令和七年の御題は「夢」
また作家の頭を悩ませる言葉ですね。
では、来年の予想を
①夢見草【ゆめみそう】
実はこれ桜の雅称です。なかなかおもしろいですよね。
桜の絵や、桜の意匠、桜色の釉薬、桜の象嵌など色々な技が考えられます。
なつめなら夜桜棗をそのまま夢見草として使えそうですね!
②邯鄲の夢【かんたんのゆめ】
盧生という貧乏な書生が、趙の都・邯鄲で栄耀栄華が意のままになるという枕を仙人から借り受け、うたた寝をした。このあいだに、50年余の栄華の思いを遂げることができたが、夢が覚めると、炊きかけの粟もまだ煮えておらず、自分は相も変わらぬ貧乏書生であったという、李泌の物語にもとづく説話。
邯鄲城や、枕の絵などもありです。道具組みとして旅枕を邯鄲の夢として使うのもありですね。
③胡蝶の夢【こちょうのゆめ】
夢と現実の境があいまいで、区別できないことのたとえです。
荘子(荘周)による、夢の中の自分が現実か、現実のほうが夢なのかといった説話に基づく故事成語。
蝶の絵や、象嵌、透かしなど、色々出来そうですね。
個人的には蝶形の窓とか面白そうだなぁ~と思います。
道具組みとしては、三蝶蓋置などを使うなどもありですね。
④槐夢【かいむ】南柯の夢【なんかのゆめ】
淳于棼という人が、酔って古い槐の木の下で眠り、夢で大槐安国に行き、王から南柯郡主に任ぜられて20年の間、栄華をきわめたが、夢から覚めてみれば蟻の国での出来事にすぎなかったという、唐代の小説「南柯記」の故事成語。

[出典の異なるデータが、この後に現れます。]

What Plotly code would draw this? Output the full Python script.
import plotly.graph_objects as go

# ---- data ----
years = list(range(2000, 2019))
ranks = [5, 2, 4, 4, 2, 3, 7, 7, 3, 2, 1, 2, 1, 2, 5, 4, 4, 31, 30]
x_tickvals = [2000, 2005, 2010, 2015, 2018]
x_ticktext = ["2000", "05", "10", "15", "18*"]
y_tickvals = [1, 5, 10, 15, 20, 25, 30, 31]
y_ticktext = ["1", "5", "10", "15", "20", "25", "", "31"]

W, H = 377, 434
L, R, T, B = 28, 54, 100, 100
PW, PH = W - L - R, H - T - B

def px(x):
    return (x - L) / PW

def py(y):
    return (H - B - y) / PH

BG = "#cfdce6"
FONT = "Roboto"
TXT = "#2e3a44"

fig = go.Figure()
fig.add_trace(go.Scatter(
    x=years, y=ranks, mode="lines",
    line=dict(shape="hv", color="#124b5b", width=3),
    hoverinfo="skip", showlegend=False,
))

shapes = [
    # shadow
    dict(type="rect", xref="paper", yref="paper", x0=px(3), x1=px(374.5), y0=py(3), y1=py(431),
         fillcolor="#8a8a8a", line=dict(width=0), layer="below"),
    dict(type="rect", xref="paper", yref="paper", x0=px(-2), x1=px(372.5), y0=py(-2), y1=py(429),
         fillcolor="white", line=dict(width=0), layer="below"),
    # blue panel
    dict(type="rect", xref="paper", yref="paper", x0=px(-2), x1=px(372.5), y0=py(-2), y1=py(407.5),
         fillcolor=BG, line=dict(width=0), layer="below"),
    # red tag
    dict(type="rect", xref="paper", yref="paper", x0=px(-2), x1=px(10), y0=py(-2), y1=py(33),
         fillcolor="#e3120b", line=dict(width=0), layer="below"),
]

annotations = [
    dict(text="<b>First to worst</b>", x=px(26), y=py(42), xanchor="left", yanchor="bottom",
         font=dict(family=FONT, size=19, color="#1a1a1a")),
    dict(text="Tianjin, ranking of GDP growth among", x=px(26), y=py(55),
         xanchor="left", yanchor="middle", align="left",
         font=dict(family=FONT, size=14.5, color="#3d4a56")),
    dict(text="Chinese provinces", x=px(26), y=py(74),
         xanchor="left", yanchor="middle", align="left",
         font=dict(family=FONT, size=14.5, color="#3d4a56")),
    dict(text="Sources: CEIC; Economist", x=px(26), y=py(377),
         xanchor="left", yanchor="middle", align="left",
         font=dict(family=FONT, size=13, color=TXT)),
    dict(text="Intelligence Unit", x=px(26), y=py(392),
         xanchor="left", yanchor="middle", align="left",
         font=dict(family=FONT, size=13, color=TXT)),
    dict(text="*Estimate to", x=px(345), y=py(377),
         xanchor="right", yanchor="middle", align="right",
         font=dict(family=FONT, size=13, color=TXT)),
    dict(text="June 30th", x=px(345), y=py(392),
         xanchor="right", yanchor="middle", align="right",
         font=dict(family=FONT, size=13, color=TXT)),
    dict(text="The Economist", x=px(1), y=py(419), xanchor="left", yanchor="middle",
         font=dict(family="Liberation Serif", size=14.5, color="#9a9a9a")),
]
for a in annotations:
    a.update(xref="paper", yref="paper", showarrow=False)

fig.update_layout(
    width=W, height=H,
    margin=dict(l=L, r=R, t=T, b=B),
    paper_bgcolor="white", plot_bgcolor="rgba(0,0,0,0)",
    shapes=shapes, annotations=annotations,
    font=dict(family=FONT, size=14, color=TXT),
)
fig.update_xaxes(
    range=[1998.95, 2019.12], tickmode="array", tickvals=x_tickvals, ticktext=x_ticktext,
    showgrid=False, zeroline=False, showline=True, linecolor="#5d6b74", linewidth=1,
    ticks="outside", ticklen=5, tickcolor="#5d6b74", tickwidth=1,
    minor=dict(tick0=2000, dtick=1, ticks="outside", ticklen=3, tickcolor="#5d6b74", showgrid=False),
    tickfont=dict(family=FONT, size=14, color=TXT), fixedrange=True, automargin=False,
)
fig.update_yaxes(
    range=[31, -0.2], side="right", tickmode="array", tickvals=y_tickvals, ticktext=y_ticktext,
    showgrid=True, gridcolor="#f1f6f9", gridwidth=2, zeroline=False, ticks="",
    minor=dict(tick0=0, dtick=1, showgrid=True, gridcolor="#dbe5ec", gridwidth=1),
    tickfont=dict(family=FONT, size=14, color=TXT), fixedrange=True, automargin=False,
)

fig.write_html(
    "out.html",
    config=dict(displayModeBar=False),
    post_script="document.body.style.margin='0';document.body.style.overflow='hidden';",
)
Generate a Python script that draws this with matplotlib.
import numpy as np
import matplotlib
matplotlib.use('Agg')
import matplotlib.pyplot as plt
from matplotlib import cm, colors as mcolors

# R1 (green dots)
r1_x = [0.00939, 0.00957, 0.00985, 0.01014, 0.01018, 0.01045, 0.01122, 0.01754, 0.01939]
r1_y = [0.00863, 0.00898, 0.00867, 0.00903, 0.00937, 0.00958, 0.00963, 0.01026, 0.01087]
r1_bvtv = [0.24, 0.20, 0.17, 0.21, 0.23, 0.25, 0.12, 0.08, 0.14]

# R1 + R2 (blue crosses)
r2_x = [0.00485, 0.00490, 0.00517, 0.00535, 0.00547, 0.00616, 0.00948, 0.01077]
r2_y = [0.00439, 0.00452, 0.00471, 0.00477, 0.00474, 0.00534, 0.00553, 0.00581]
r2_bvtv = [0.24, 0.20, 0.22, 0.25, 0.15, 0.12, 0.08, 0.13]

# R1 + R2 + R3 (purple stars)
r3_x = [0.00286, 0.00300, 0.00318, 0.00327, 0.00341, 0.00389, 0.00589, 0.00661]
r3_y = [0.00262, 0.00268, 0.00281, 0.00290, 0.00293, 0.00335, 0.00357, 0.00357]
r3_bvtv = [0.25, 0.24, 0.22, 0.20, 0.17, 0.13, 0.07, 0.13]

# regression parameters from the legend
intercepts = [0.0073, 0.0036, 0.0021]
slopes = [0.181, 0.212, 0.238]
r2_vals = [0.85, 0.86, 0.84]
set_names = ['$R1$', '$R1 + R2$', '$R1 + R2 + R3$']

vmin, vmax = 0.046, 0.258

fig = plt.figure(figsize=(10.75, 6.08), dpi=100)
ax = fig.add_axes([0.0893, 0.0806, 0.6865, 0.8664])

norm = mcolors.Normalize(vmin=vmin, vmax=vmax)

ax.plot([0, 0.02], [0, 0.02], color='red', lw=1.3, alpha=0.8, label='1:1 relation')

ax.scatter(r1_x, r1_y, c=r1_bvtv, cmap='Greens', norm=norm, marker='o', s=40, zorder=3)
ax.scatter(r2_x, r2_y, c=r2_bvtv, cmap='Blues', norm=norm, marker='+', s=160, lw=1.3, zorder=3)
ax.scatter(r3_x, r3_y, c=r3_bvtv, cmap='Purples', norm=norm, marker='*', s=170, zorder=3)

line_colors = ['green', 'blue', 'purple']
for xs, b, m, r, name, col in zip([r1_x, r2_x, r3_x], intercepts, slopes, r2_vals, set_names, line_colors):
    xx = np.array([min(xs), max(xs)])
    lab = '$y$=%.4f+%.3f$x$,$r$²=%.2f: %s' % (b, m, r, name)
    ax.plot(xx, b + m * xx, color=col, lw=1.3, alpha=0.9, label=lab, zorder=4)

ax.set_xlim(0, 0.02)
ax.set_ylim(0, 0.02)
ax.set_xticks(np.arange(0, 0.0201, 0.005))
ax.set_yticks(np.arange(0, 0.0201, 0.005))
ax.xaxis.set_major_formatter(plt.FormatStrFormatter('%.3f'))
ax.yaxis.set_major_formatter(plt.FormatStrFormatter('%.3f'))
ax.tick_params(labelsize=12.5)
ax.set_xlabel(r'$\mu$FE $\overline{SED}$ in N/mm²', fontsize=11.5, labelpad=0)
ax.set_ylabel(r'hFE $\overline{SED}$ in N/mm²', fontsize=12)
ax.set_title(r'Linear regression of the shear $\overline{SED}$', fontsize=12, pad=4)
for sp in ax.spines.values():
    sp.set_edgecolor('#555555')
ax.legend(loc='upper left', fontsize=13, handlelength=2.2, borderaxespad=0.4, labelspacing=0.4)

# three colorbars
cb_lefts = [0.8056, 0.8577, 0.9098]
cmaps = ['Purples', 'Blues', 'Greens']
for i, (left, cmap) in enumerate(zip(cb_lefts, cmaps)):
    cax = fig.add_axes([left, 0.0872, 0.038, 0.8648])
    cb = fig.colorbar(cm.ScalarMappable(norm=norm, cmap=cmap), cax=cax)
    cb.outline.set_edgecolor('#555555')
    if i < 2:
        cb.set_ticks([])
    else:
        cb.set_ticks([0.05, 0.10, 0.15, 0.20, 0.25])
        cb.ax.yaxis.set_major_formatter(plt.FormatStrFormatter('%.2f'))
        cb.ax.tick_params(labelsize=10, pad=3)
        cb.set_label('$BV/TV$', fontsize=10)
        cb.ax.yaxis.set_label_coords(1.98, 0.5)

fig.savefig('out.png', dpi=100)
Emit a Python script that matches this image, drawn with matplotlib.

邯鄲の夢と似たようなお話ですが、こちらは槐の木と眠る人の絵になりますかね。
蟻塚に似た稲塚花入などにつける銘としてもいいかも?
⑤槿花一朝の夢【きんかいっちょうのゆめ】
白居易「放言」にある一節で、栄華がはかないこと。
木槿の花を描くなんてのものもいいですね。ムクゲの形にするというのも茶盌ならあり。
⑥春夢草【しゅんむそう】
牡丹花肖柏による和歌集および連歌集。和歌集は永正13年(1516)から永正15年(1518)頃の成立とされ、連歌集は永正13年(1516)頃の成立とされている歌集の名前。ここから一首を取り出して書くのもまた一興。
ここに掲載されている和歌を一首軸として掛けるのもいいですね。
⑦酔生夢死【すいせいむし】
「程子語録」にある話で酒に酔ったような、また夢を見ているような心地で、なすところもなくぼんやりと一生を終わることをいいます。瓢箪を持った仙人の絵でも描いて、酒を煽ってる姿は一興でしょう。
道具組みとしては、瓢箪関係のものや、瓢の材などがいいでしょうか。
⑧竹久夢二【たけひさゆめじ】
今でもコレクターが居るほど人気の高い絵師・竹久夢二の絵の道具なんて素敵じゃないです?
⑨平家物語
冒頭に「春の夜の夢の如し」という一節がありますから、これもありですよね。
琵琶法師の絵なんて如何でしょう?
琵琶の香合が道具組みに使えますね!
⑩夢窓疎石【むそうそせき】
解説は面倒なので辞書をリンクします。
⑪夢双窓【むそうまど】
無双窓と書くのが本来だそうですが、夢双窓ともかくそうです。
こんなところでしょうか。
作家さんの発想の一助になれば幸いです。